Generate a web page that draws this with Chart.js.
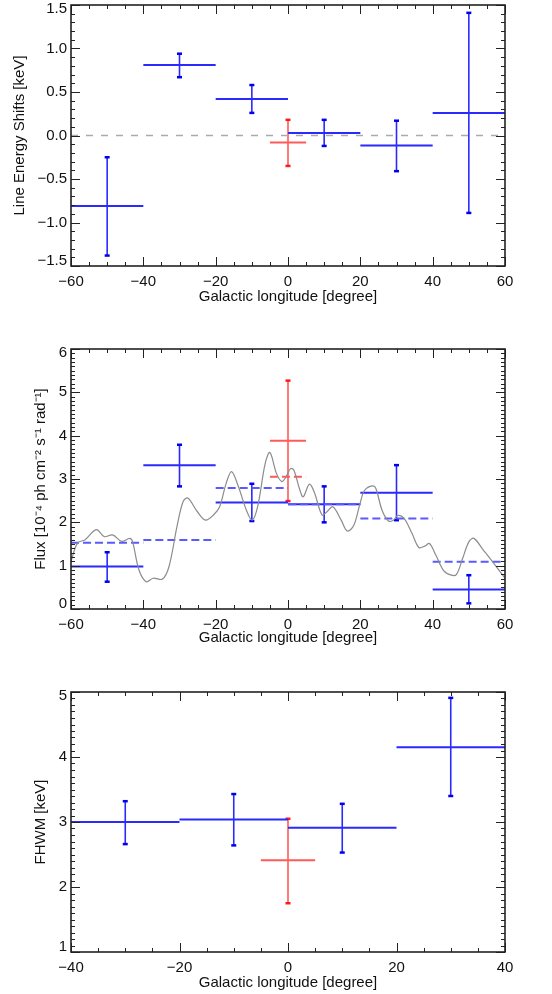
<!DOCTYPE html>
<html>
<head>
<meta charset="utf-8">
<script src="https://cdn.jsdelivr.net/npm/chart.js@4.4.1/dist/chart.umd.min.js"></script>
<style>
  body { margin: 0; background: #fff; }
  .panel { position: absolute; left: 0; }
</style>
</head>
<body>
<div class="panel" style="top:0px"><canvas id="shiftChart" width="552" height="306"></canvas></div>
<div class="panel" style="top:306px"><canvas id="fluxChart" width="552" height="341"></canvas></div>
<div class="panel" style="top:647px"><canvas id="fwhmChart" width="552" height="345"></canvas></div>
<script>
// ── Line energy shifts (top) ─────────────────────────────────
const shiftLo    = [-60, -40, -20, 0, 20, 40];
const shiftHi    = [-40, -20, 0, 20, 40, 60];
const shiftX     = [-50, -30, -10, 10, 30, 50];
const shiftVal   = [-0.81, 0.81, 0.42, 0.03, -0.115, 0.26];
const shiftErrLo = [-1.38, 0.67, 0.26, -0.12, -0.41, -0.89];
const shiftErrHi = [-0.25, 0.94, 0.58, 0.18, 0.17, 1.41];
const shiftGc    = { lo: -5, hi: 5, x: 0, val: -0.08, errLo: -0.35, errHi: 0.18 };

// ── Flux (middle) ────────────────────────────────────────────
const fluxLo    = [-60, -40, -20, 0, 20, 40];
const fluxHi    = [-40, -20, 0, 20, 40, 60];
const fluxX     = [-50, -30, -10, 10, 30, 50];
const fluxVal   = [0.98, 3.32, 2.46, 2.42, 2.68, 0.45];
const fluxErrLo = [0.63, 2.83, 2.03, 2.00, 2.05, 0.13];
const fluxErrHi = [1.31, 3.79, 2.89, 2.83, 3.32, 0.78];
const fluxModel = [1.53, 1.59, 2.79, 2.42, 2.09, 1.09];
const fluxGc    = { lo: -5, hi: 5, x: 0, val: 3.88, errLo: 2.49, errHi: 5.27, model: 3.05 };

const profileL = [-60, -58.2, -56.1, -53.0, -50.8, -48.5, -46.0, -43.8, -43.0, -41.2, -39.2, -37.3,
                  -34.7, -32.9, -30.7, -29.0, -27.7, -25.1, -22.8, -20.6, -18.9, -17.1, -15.6, -13.7,
                  -11.5, -9.9, -8.4, -6.3, -5.0, -3.2, -1.7, -0.6, 0.7, 1.6, 3.3, 4.2, 5.9, 7.2, 9.4,
                  10.7, 12.4, 14.7, 16.4, 18.2, 19.9, 21.2, 23.4, 24.3, 26.0, 27.8, 29.1, 30.4, 32.1,
                  34.3, 36.2, 37.8, 39.1, 40.9, 43.1, 45.2, 46.6, 48.3, 50.0, 51.4, 54.0, 56.0, 60];
const profileF = [1.10, 1.52, 1.60, 1.83, 1.67, 1.71, 1.56, 1.63, 1.56, 0.90, 0.63, 0.71,
                  0.69, 0.98, 1.90, 2.48, 2.56, 2.25, 2.05, 2.17, 2.36, 2.90, 3.17, 2.82,
                  2.28, 2.05, 2.36, 3.36, 3.61, 3.13, 2.94, 3.04, 3.24, 3.21, 2.74, 2.59, 2.88, 2.71, 2.17,
                  2.24, 2.36, 2.05, 1.80, 1.93, 2.43, 2.74, 2.84, 2.78, 2.28, 2.03, 2.05, 2.16, 2.09,
                  1.74, 1.42, 1.45, 1.51, 1.24, 0.88, 0.78, 0.80, 1.17, 1.55, 1.63, 1.36, 1.15, 0.71];

// ── FWHM (bottom) ────────────────────────────────────────────
const fwhmLo    = [-40, -20, 0, 20];
const fwhmHi    = [-20, 0, 20, 40];
const fwhmX     = [-30, -10, 10, 30];
const fwhmVal   = [3.00, 3.04, 2.91, 4.15];
const fwhmErrLo = [2.66, 2.64, 2.53, 3.40];
const fwhmErrHi = [3.32, 3.43, 3.28, 4.91];
const fwhmGc    = { lo: -5, hi: 5, x: 0, val: 2.41, errLo: 1.75, errHi: 3.05 };

const BLUE = "#2a2aff", BLUE_CAP = "#0000ee", BLUE_DASH = "#5a5aff";
const RED = "#ff5a5a", RED_CAP = "#ff1a1a";
const FONT = "'Liberation Sans', Arial, Helvetica, sans-serif";
const minus = s => String(s).replace("-", "\u2212");

function errorBar(lo, hi, x, val, eLo, eHi, color, cap) {
    return [
        { data: [{ x: lo, y: val }, { x: hi, y: val }], borderColor: color, borderWidth: 2, pointRadius: 0 },
        { data: [{ x: x, y: eLo }, { x: x, y: eHi }], borderColor: color, borderWidth: 1.6,
          pointStyle: "line", pointRadius: 2.5, pointBorderWidth: 2.5, pointBorderColor: cap }
    ];
}

function binSets(lo, hi, x, val, eLo, eHi, color, cap) {
    return x.flatMap((c, i) => errorBar(lo[i], hi[i], c, val[i], eLo[i], eHi[i], color, cap));
}

function dashSeg(lo, hi, v, color, width, dash) {
    return { data: [{ x: lo, y: v }, { x: hi, y: v }], borderColor: color, borderWidth: width,
             borderDash: dash, pointRadius: 0 };
}

// box round the plot with IDL-style inward ticks on all four sides
const boxTicks = {
    id: "boxTicks",
    beforeDraw(chart) {
        // pull the end labels of the y axis inside the box, as IDL does
        const items = chart.scales.y.getLabelItems();
        if (items.length) {
            items[0].options.translation[1] -= 5;
            items[items.length - 1].options.translation[1] += 4;
        }
    },
    afterDraw(chart, args, o) {
        const { ctx, chartArea: a, scales: { x, y } } = chart;
        ctx.save();
        ctx.strokeStyle = "#222";
        ctx.lineWidth = 1;
        const mark = (s, step, len) => {
            const n = Math.round((s.max - s.min) / step);
            for (let i = 0; i <= n; i++) {
                const p = Math.round(s.getPixelForValue(s.min + i * step)) + 0.5;
                ctx.beginPath();
                if (s.isHorizontal()) {
                    ctx.moveTo(p, a.bottom); ctx.lineTo(p, a.bottom - len);
                    ctx.moveTo(p, a.top);    ctx.lineTo(p, a.top + len);
                } else {
                    ctx.moveTo(a.left, p);  ctx.lineTo(a.left + len, p);
                    ctx.moveTo(a.right, p); ctx.lineTo(a.right - len, p);
                }
                ctx.stroke();
            }
        };
        mark(x, o.xMinor, 4); mark(x, o.xMajor, 9);
        mark(y, o.yMinor, 4); mark(y, o.yMajor, 9);
        ctx.lineWidth = 1.6;
        ctx.strokeRect(a.left, a.top, a.width, a.height);
        ctx.restore();
    }
};

function makeChart(id, cfg) {
    new Chart(document.getElementById(id), {
        type: "scatter",
        data: { datasets: cfg.datasets.map(d => Object.assign({ showLine: true, fill: false, pointHoverRadius: 0 }, d)) },
        options: {
            responsive: false,
            animation: false,
            devicePixelRatio: 1,
            layout: { padding: { top: cfg.padTop, right: 47, left: 0, bottom: 0 } },
            events: [],
            plugins: { legend: { display: false }, tooltip: { enabled: false }, boxTicks: cfg.ticks },
            scales: {
                x: {
                    type: "linear", min: cfg.xMin, max: cfg.xMax,
                    grid: { display: false, drawTicks: false }, border: { display: false },
                    ticks: { stepSize: 20, color: "#111", padding: 7, maxRotation: 0,
                             font: { family: FONT, size: 15 }, callback: v => minus(v) },
                    title: { display: true, text: "Galactic longitude [degree]", color: "#111",
                             font: { family: FONT, size: 15 }, padding: { top: 0, bottom: 0 } },
                    afterFit: s => { s.height = cfg.xHeight; s.paddingLeft = 0; s.paddingRight = 0; }
                },
                y: {
                    type: "linear", min: cfg.yMin, max: cfg.yMax,
                    grid: { display: false, drawTicks: false }, border: { display: false },
                    ticks: { stepSize: cfg.yStep, color: "#111", padding: 4,
                             font: { family: FONT, size: 15 }, callback: cfg.yFmt },
                    title: { display: true, text: cfg.yTitle, color: "#111",
                             font: { family: FONT, size: 15 }, padding: { top: cfg.yTitlePad, bottom: 0 } },
                    afterFit: s => { s.width = 71; s.paddingTop = 0; s.paddingBottom = 0; }
                }
            }
        },
        plugins: [boxTicks]
    });
}

makeChart("shiftChart", {
    padTop: 5, xHeight: 40, xMin: -60, xMax: 60, yMin: -1.5, yMax: 1.5, yStep: 0.5,
    yFmt: v => minus(v.toFixed(1)), yTitle: "Line Energy Shifts [keV]", yTitlePad: 11,
    ticks: { xMajor: 20, xMinor: 5, yMajor: 0.5, yMinor: 0.1 },
    datasets: [
        dashSeg(-60, 60, 0, "#aaaaaa", 1.5, [7, 8]),
        ...binSets(shiftLo, shiftHi, shiftX, shiftVal, shiftErrLo, shiftErrHi, BLUE, BLUE_CAP),
        ...errorBar(shiftGc.lo, shiftGc.hi, shiftGc.x, shiftGc.val, shiftGc.errLo, shiftGc.errHi, RED, RED_CAP)
    ]
});

makeChart("fluxChart", {
    padTop: 43, xHeight: 38, xMin: -60, xMax: 60, yMin: 0, yMax: 6, yStep: 1,
    yFmt: v => String(v), yTitle: "Flux [10\u207B\u2074 ph cm\u207B\u00B2 s\u207B\u00B9 rad\u207B\u00B9]", yTitlePad: 32,
    ticks: { xMajor: 20, xMinor: 5, yMajor: 1, yMinor: 0.1 },
    datasets: [
        { data: profileL.map((l, i) => ({ x: l, y: profileF[i] })), borderColor: "#8c8c8c",
          borderWidth: 1.2, pointRadius: 0, tension: 0.35 },
        ...fluxX.map((c, i) => dashSeg(fluxLo[i], fluxHi[i], fluxModel[i], BLUE_DASH, 2, [8, 4])),
        dashSeg(fluxGc.lo, fluxGc.hi, fluxGc.model, RED, 2, [8, 4]),
        ...binSets(fluxLo, fluxHi, fluxX, fluxVal, fluxErrLo, fluxErrHi, BLUE, BLUE_CAP),
        ...errorBar(fluxGc.lo, fluxGc.hi, fluxGc.x, fluxGc.val, fluxGc.errLo, fluxGc.errHi, RED, RED_CAP)
    ]
});

makeChart("fwhmChart", {
    padTop: 45, xHeight: 40, xMin: -40, xMax: 40, yMin: 1, yMax: 5, yStep: 1,
    yFmt: v => String(v), yTitle: "FHWM [keV]", yTitlePad: 32,
    ticks: { xMajor: 20, xMinor: 5, yMajor: 1, yMinor: 0.1 },
    datasets: [
        ...binSets(fwhmLo, fwhmHi, fwhmX, fwhmVal, fwhmErrLo, fwhmErrHi, BLUE, BLUE_CAP),
        ...errorBar(fwhmGc.lo, fwhmGc.hi, fwhmGc.x, fwhmGc.val, fwhmGc.errLo, fwhmGc.errHi, RED, RED_CAP)
    ]
});
</script>
</body>
</html>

- - - - -

*INSTRUCTIONS TO FOLLOW*
Return the material line for line, from its beginning to the line that contains "5.27, model: 3.05", with the pictures left out.

*SOLUTION TO THIS EXERCISE*
Generate a web page that draws this with Chart.js.
<!DOCTYPE html>
<html>
<head>
<meta charset="utf-8">
<script src="https://cdn.jsdelivr.net/npm/chart.js@4.4.1/dist/chart.umd.min.js"></script>
<style>
  body { margin: 0; background: #fff; }
  .panel { position: absolute; left: 0; }
</style>
</head>
<body>
<div class="panel" style="top:0px"><canvas id="shiftChart" width="552" height="306"></canvas></div>
<div class="panel" style="top:306px"><canvas id="fluxChart" width="552" height="341"></canvas></div>
<div class="panel" style="top:647px"><canvas id="fwhmChart" width="552" height="345"></canvas></div>
<script>
// ── Line energy shifts (top) ─────────────────────────────────
const shiftLo    = [-60, -40, -20, 0, 20, 40];
const shiftHi    = [-40, -20, 0, 20, 40, 60];
const shiftX     = [-50, -30, -10, 10, 30, 50];
const shiftVal   = [-0.81, 0.81, 0.42, 0.03, -0.115, 0.26];
const shiftErrLo = [-1.38, 0.67, 0.26, -0.12, -0.41, -0.89];
const shiftErrHi = [-0.25, 0.94, 0.58, 0.18, 0.17, 1.41];
const shiftGc    = { lo: -5, hi: 5, x: 0, val: -0.08, errLo: -0.35, errHi: 0.18 };

// ── Flux (middle) ────────────────────────────────────────────
const fluxLo    = [-60, -40, -20, 0, 20, 40];
const fluxHi    = [-40, -20, 0, 20, 40, 60];
const fluxX     = [-50, -30, -10, 10, 30, 50];
const fluxVal   = [0.98, 3.32, 2.46, 2.42, 2.68, 0.45];
const fluxErrLo = [0.63, 2.83, 2.03, 2.00, 2.05, 0.13];
const fluxErrHi = [1.31, 3.79, 2.89, 2.83, 3.32, 0.78];
const fluxModel = [1.53, 1.59, 2.79, 2.42, 2.09, 1.09];
const fluxGc    = { lo: -5, hi: 5, x: 0, val: 3.88, errLo: 2.49, errHi: 5.27, model: 3.05 };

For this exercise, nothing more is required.